1/2 cup Manischewitz Matzo Meal
1 cup almond meal
2 tablespoons onion soup mix
1 egg
8 boneless, skinless chicken breasts, butterflied or pounded thin
salt, to season
pepper, to season
neutral-flavored oil, for frying
1/4 cup fresh dill, cleaned
1/4 cup fresh parsley, cleaned
3 tablespoons fresh mint, cleaned
1/2 lemon, juiced (about 1 and 1/2 tablespoons juice) and save the other half for serving
1 tablespoon Gefen Extra-Virgin Olive Oil
salt, to season
pepper, to season
In a medium bowl, whisk together the matzo meal, almond meal, and onion soup mix. Set aside.
In another bowl, whisk the egg and set aside.
Season the chicken with a little salt and pepper on both sides and then dunk into the egg mixture followed by the matzo meal mixture. Set on a baking sheet until all of the chicken is coated.

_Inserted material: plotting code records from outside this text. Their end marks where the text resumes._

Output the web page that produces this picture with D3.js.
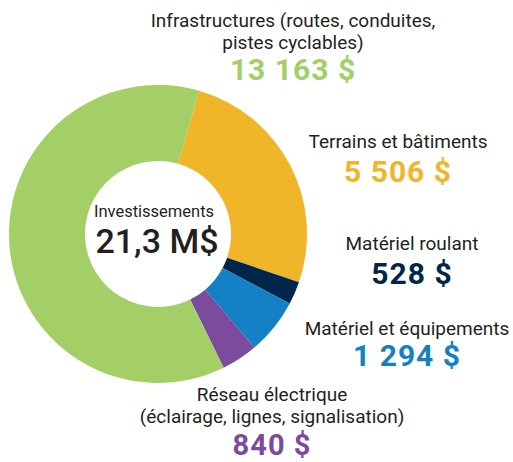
<!DOCTYPE html>
<html><head><meta charset="utf-8">
<script src="https://cdn.jsdelivr.net/npm/d3@7"></script>
<style>body{margin:0;background:#fff}svg{display:block}</style>
</head><body>
<script>
const categories = ["Terrains et bâtiments","Matériel roulant","Matériel et équipements","Réseau électrique","Infrastructures"];
const values = [5506, 528, 1294, 840, 13163];
const valueLabels = ["5 506 $","528 $","1 294 $","840 $","13 163 $"];
const labelLines = [["Terrains et bâtiments"],["Matériel roulant"],["Matériel et équipements"],["Réseau électrique","(éclairage, lignes, signalisation)"],["Infrastructures (routes, conduites,","pistes cyclables)"]];
const colors = ["#f0b529","#00264c","#1480c5","#7b4b9d","#a4cf67"];
const centerTitle = "Investissements";
const centerValue = "21,3 M$";

const W=513,H=462;
const svg=d3.select("body").append("svg").attr("width",W).attr("height",H);
const cx=158, cy=234, R=149, r=73;
const start=16*Math.PI/180;
const pie=d3.pie().sort(null).startAngle(start).endAngle(start+2*Math.PI);
const arc=d3.arc().innerRadius(r).outerRadius(R);
const g=svg.append("g").attr("transform",`translate(${cx},${cy})`);
g.selectAll("path").data(pie(values)).join("path").attr("d",arc).attr("fill",(d,i)=>colors[i]);

const font="Roboto, 'DejaVu Sans', sans-serif";
const txt="#231f20";
const pos=[
 {x:398,y:[148],vy:182,vs:30},
 {x:412,y:[250],vy:284,vs:30},
 {x:407,y:[335],vy:366,vs:30},
 {x:272,y:[401,423.3],vy:454.8,vs:29},
 {x:293,y:[26.5,49],vy:80,vs:30}
];
const lg=svg.append("g");
categories.forEach((c,i)=>{
  const p=pos[i];
  labelLines[i].forEach((l,j)=>{
    lg.append("text").attr("x",p.x).attr("y",p.y[j]).attr("text-anchor","middle")
      .attr("font-family",font).attr("font-size",19).attr("fill",txt).text(l);
  });
  lg.append("text").attr("x",p.x).attr("y",p.vy).attr("text-anchor","middle")
    .attr("font-family",font).attr("font-weight","bold").attr("font-size",p.vs)
    .attr("letter-spacing",1).attr("fill",colors[i]).text(valueLabels[i]);
});
svg.append("text").attr("x",154).attr("y",217).attr("text-anchor","middle").attr("font-family",font)
  .attr("font-size",16.5).attr("fill",txt).text(centerTitle);
svg.append("text").attr("x",157).attr("y",253).attr("text-anchor","middle").attr("font-family",font)
  .attr("font-size",34).attr("font-weight",500).attr("fill",txt).text(centerValue);
</script>
</body></html>
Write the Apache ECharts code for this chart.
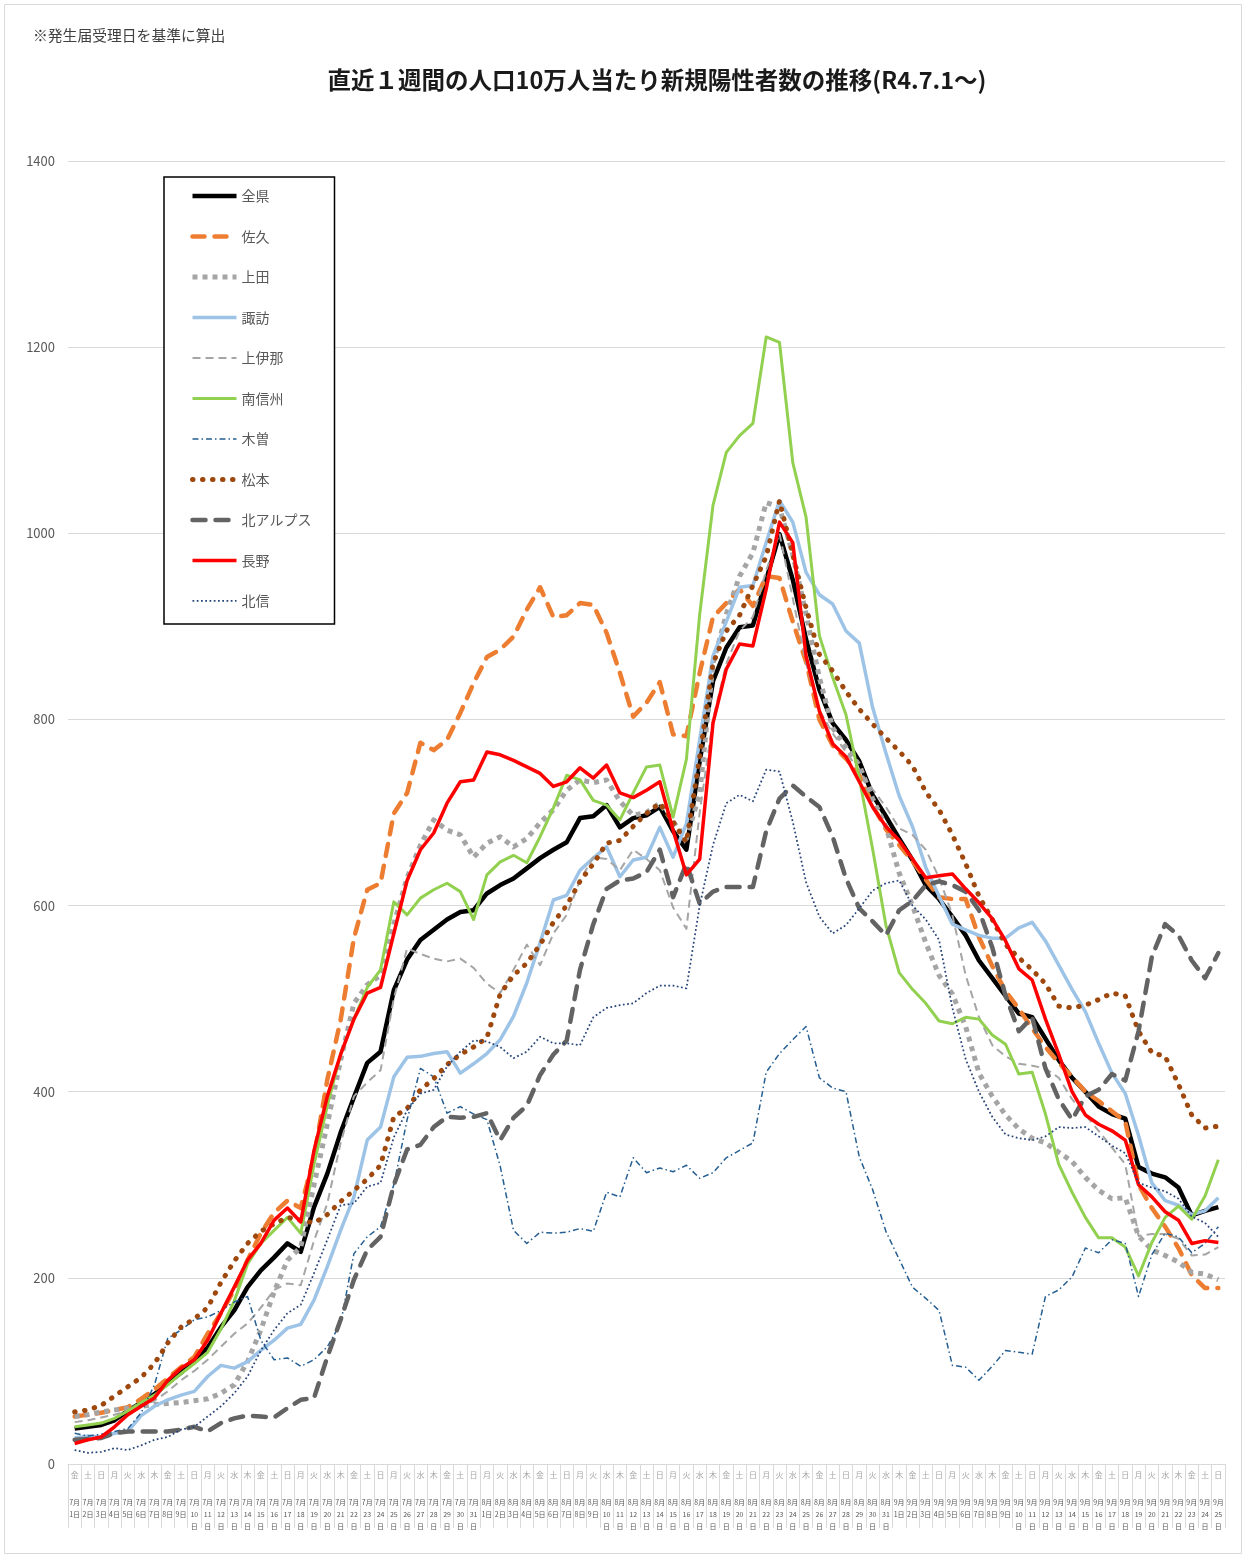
<!DOCTYPE html>
<html><head><meta charset="utf-8">
<script src="https://cdn.jsdelivr.net/npm/echarts@6/dist/echarts.min.js"></script>
<style>html,body{margin:0;padding:0;background:#fff}#c{width:1245px;height:1558px}</style>
</head><body><div id="c"></div>
<script>
const categories = ['7/1','7/2','7/3','7/4','7/5','7/6','7/7','7/8','7/9','7/10','7/11','7/12','7/13','7/14','7/15','7/16','7/17','7/18','7/19','7/20','7/21','7/22','7/23','7/24','7/25','7/26','7/27','7/28','7/29','7/30','7/31',
'8/1','8/2','8/3','8/4','8/5','8/6','8/7','8/8','8/9','8/10','8/11','8/12','8/13','8/14','8/15','8/16','8/17','8/18','8/19','8/20','8/21','8/22','8/23','8/24','8/25','8/26','8/27','8/28','8/29','8/30','8/31',
'9/1','9/2','9/3','9/4','9/5','9/6','9/7','9/8','9/9','9/10','9/11','9/12','9/13','9/14','9/15','9/16','9/17','9/18','9/19','9/20','9/21','9/22','9/23','9/24','9/25'];
const weekdays = ('金土日月火水木金土日月火水木金土日月火水木金土日月火水木金土日' +
  '月火水木金土日月火水木金土日月火水木金土日月火水木金土日月火水' +
  '木金土日月火水木金土日月火水木金土日月火水木金土日').split('');

const zenken = [38,40,42,47,57,66,75,87,98,112, 125,147,165,190,208,222,237,228,276,312, 356,394,431,443,509,542,563,574,585,593, 595,613,622,629,640,651,660,668,694,696, 708,684,694,697,706,680,660,755,841,877, 899,901,950,999,950,886,832,796,778,755, 719,696,672,649,622,607,588,568,541,522, 503,484,480,457,434,415,400,384,376,371, 319,312,308,297,267,272,276];
const saku = [51,53,55,58,61,70,80,92,104,115, 140,162,187,219,248,270,283,275,330,413, 477,565,617,624,699,721,775,767,778,807, 839,867,875,889,918,942,910,912,925,923, 893,850,803,818,840,784,782,850,910,925, 940,922,954,952,905,862,800,772,758,740, 708,682,665,648,628,609,607,607,566,535, 508,489,468,448,431,416,400,390,379,368, 300,275,255,232,203,189,189];
const ueda = [51,53,56,58,60,62,64,65,66,68, 70,76,85,110,144,185,219,233,300,365, 434,495,515,525,580,630,665,692,681,676, 652,667,674,663,672,689,703,724,735,732, 735,712,697,700,710,690,672,720,860,913, 954,979,1033,1028,977,913,845,791,770,751, 715,685,635,600,560,525,505,470,420,395, 375,360,350,345,335,325,308,294,285,286, 245,230,224,217,206,204,198];
const suwa = [28,30,29,33,35,52,62,69,74,78, 94,106,103,110,122,133,146,150,176,212, 251,287,348,362,416,437,438,441,443,420, 430,441,456,481,517,560,606,611,638,651, 663,631,649,652,684,652,688,778,868,905, 942,944,990,1035,1012,958,934,924,895,882, 813,764,718,685,641,610,580,574,568,565, 565,576,582,562,536,510,486,452,420,398, 353,302,283,278,268,272,286];
const kamiina = [45,47,50,53,57,62,68,78,90,100, 112,126,140,151,168,187,194,192,240,280, 345,395,410,423,500,554,548,543,540,543, 533,516,506,531,558,536,570,590,627,652, 650,638,660,650,638,598,575,700,800,860, 895,910,960,1000,930,860,810,785,765,745, 725,706,683,676,660,630,590,525,480,450, 438,430,428,425,415,392,375,358,340,322, 245,247,247,242,224,225,233];
const minami = [40,42,44,49,57,66,74,85,97,108, 120,145,175,215,237,251,265,248,322,385, 440,478,512,531,604,590,608,617,624,615, 585,633,647,654,646,674,705,740,735,713, 708,692,721,749,751,695,757,913,1030,1087, 1105,1118,1211,1205,1076,1017,890,845,805,737, 661,579,528,510,495,476,473,480,478,461, 451,419,421,376,322,292,265,243,243,233, 202,238,265,277,263,288,327];
const kiso = [33,30,32,35,38,55,85,135,144,155, 158,165,174,180,133,112,114,105,112,126, 151,226,244,255,300,370,425,416,377,384, 376,370,320,251,237,249,248,249,253,250, 292,287,329,313,318,314,321,307,313,329, 337,345,421,441,456,470,415,404,400,330, 295,250,220,190,178,165,106,104,90,105, 122,120,118,180,187,201,232,227,241,237, 180,225,248,244,227,237,255];
const matsumoto = [56,58,63,73,83,93,108,130,147,156, 168,195,218,237,250,258,265,262,259,268, 282,294,306,321,373,382,402,414,429,440, 448,458,505,525,538,558,582,600,626,645, 667,670,685,699,710,690,668,760,860,895, 912,944,975,1035,977,920,870,852,830,811, 795,780,766,750,722,703,676,645,610,585, 558,544,531,516,492,490,493,499,506,503, 465,442,438,408,375,361,363];
const kitaalps = [26,27,28,33,35,35,35,35,37,40, 35,44,49,52,51,50,60,69,71,115, 155,198,230,244,300,338,343,362,373,372, 373,377,348,372,385,418,440,455,531,580, 618,627,629,636,660,609,645,602,615,620, 620,620,680,715,729,717,706,674,629,597, 583,568,595,605,622,626,622,615,595,555, 503,465,480,425,392,370,395,402,419,412, 465,545,580,568,541,522,549];
const nagano = [22,26,29,40,53,62,71,90,103,112, 133,162,190,219,237,262,275,260,337,395, 440,478,506,512,570,627,660,678,710,733, 735,765,762,756,749,742,728,733,748,737, 751,721,716,724,733,681,633,650,796,854, 881,879,940,1012,990,868,809,774,760,733, 706,685,670,650,630,632,634,618,603,586, 562,532,520,478,440,400,375,365,358,348, 300,287,271,262,237,240,238];
const hokushin = [15,12,13,17,15,20,26,29,37,40, 51,62,76,94,122,144,162,171,205,241, 278,280,298,302,351,380,398,402,427,443, 455,454,448,436,443,459,452,452,450,480, 490,493,495,506,514,514,511,600,665,710, 719,712,746,744,690,625,588,570,579,597, 616,624,627,600,585,563,490,435,400,373, 354,350,348,352,362,361,362,352,342,334, 302,297,293,285,266,259,244];

const yTicks = [0,200,400,600,800,1000,1200,1400];

const FONT = '"Noto Sans CJK JP","Noto Sans",sans-serif';
const defs = [
  {name:'全県', data:zenken, color:'#000000', width:4.5, type:'solid', cap:'butt'},
  {name:'佐久', data:saku, color:'#ED7D31', width:4.5, type:[12,10], cap:'round'},
  {name:'上田', data:ueda, color:'#A5A5A5', width:5, type:[5,5], cap:'butt'},
  {name:'諏訪', data:suwa, color:'#9DC3E6', width:3.5, type:'solid', cap:'butt'},
  {name:'上伊那', data:kamiina, color:'#A5A5A5', width:2, type:[8,5], cap:'butt'},
  {name:'南信州', data:minami, color:'#92D050', width:3, type:'solid', cap:'butt'},
  {name:'木曽', data:kiso, color:'#255E91', width:1.5, type:[6,3,1.5,3], cap:'butt'},
  {name:'松本', data:matsumoto, color:'#9E480E', width:5, type:[0.5,9.5], cap:'round'},
  {name:'北アルプス', data:kitaalps, color:'#636363', width:4.5, type:[13,10], cap:'round'},
  {name:'長野', data:nagano, color:'#FF0000', width:3.5, type:'solid', cap:'butt'},
  {name:'北信', data:hokushin, color:'#264478', width:1.75, type:[1.75,2.5], cap:'butt'}
];

const chart = echarts.init(document.getElementById('c'), null, {renderer:'canvas'});
chart.setOption({
  animation:false,
  backgroundColor:'#ffffff',
  textStyle:{fontFamily:FONT},
  graphic:[
    {type:'rect', shape:{x:4.5,y:4.5,width:1237,height:1549}, style:{fill:'none', stroke:'#d9d9d9', lineWidth:1}, z:-1},
    {type:'text', x:33, y:35, style:{text:'※発生届受理日を基準に算出', font:'14.8px '+FONT, fill:'#404040', textVerticalAlign:'middle'}},
    {type:'text', x:657, y:80, style:{text:'直近１週間の人口10万人当たり新規陽性者数の推移(R4.7.1～)', font:'bold 23.5px '+FONT, fill:'#1a1a1a', textAlign:'center', textVerticalAlign:'middle'}}
  ],
  grid:{left:68, right:20, top:161, bottom:94, containLabel:false},
  legend:{
    orient:'vertical', left:164, top:177,
    itemWidth:44, itemHeight:14, itemGap:26.5,
    padding:[12,23,16,26],
    borderColor:'#000', borderWidth:1.5, backgroundColor:'#fff',
    textStyle:{fontSize:14, color:'#595959', fontFamily:FONT},
    itemStyle:{opacity:0},
    lineStyle:{width:'inherit'},
    data:defs.map(d=>d.name)
  },
  xAxis:{
    type:'category', data:categories, boundaryGap:true,
    axisLine:{lineStyle:{color:'#d9d9d9', width:1}},
    axisTick:{show:true, interval:0, length:64, lineStyle:{color:'#d9d9d9'}},
    axisLabel:{
      interval:0, margin:2, lineHeight:12,
      formatter:(v, i)=>{
        const [m, d] = v.split('/');
        const dayPart = d.length > 1 ? `{t|${d}}\n{t|日}` : `{t|${d}日}`;
        return `{w|${weekdays[i]}}\n\n{t|${m}月}\n${dayPart}`;
      },
      rich:{
        w:{fontSize:8, color:'#a6a6a6', lineHeight:18, fontFamily:FONT},
        t:{fontSize:7, color:'#595959', lineHeight:12, fontFamily:FONT}
      }
    }
  },
  yAxis:{
    type:'value', min:yTicks[0], max:yTicks[yTicks.length-1], interval:yTicks[1]-yTicks[0],
    axisLine:{show:false}, axisTick:{show:false},
    axisLabel:{fontSize:13, color:'#595959', margin:13, fontFamily:FONT, formatter:v=>String(v)},
    splitLine:{lineStyle:{color:'#d9d9d9', width:1}}
  },
  series:defs.map(d=>({
    name:d.name, type:'line', data:d.data, symbol:'none', showSymbol:false,
    smooth:false, color:d.color,
    lineStyle:{color:d.color, width:d.width, type:d.type, cap:d.cap, join:'round'},
    emphasis:{disabled:true}
  }))
});
</script></body></html>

Heat a large frying pan with two tablespoons of neutral cooking oil and heat to medium-high flame. Add two to three pieces of chicken at a time and cook on each side for four to six minutes depending on the thickness of the chicken and until golden brown on both sides.
Meanwhile, make your gremolata by finely chopping all the herbs. Add juice of the lemon, good olive oil, and season with a pinch of salt and pepper.
Serve the chicken sliced, topped with lemony gremolata and additional lemon on the side. Enjoy!